I began to feel a bit sorry for them upon reaching “Front Page” (I imagine not many people have made it as far as track nine). It opens with a news report about violence in Israel, then descends into some rather terrible rhyming couplets, and a handful of painfully uncreative guitar solos. They sound so amusingly similar to the band my friends and me set up when we were 12 years old and listened to nothing but Oasis (we split up due to creative differences) that I can't help being touched at this point.

The lyrics are desperately confused. Falling Down (and wouldn't be great if they had covered the Muse song?) begins as a disastrous attempt at being gritty, with consonants painfully and deliberately dropped - “what's this shit goin' down 'bout the FCC/gone to war against obscenity”, then moves, for the chorus, to meaningless sentimental drivel - “darlin' we've been and I'm falling down/don't you wanna know oh oh oh”. We've been what? Falling down where? Don't I wanna know what? This isn't clever ambiguity, this is just very very bad song writing. Here comes another example, which speaks for itself.
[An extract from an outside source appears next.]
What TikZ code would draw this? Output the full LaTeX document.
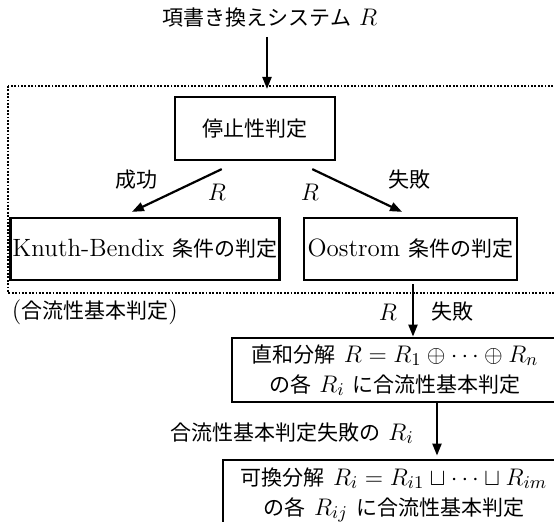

It is copied and pasted directly from a lyrics website:

“Yeah, build a bridge and bring both sides together
Yeah, yeah, yeah.
Yeah
Yeah”

Suddenly all the Bob Dylan comparisons just turn to ash in the mouth don't they?

This is music for people who don't like or understand music, or who find it threatening and confusing. Their plundering of the name of one of the greatest children's fiction novels of the last fifty years adds insult to injury. It is quite simply awful.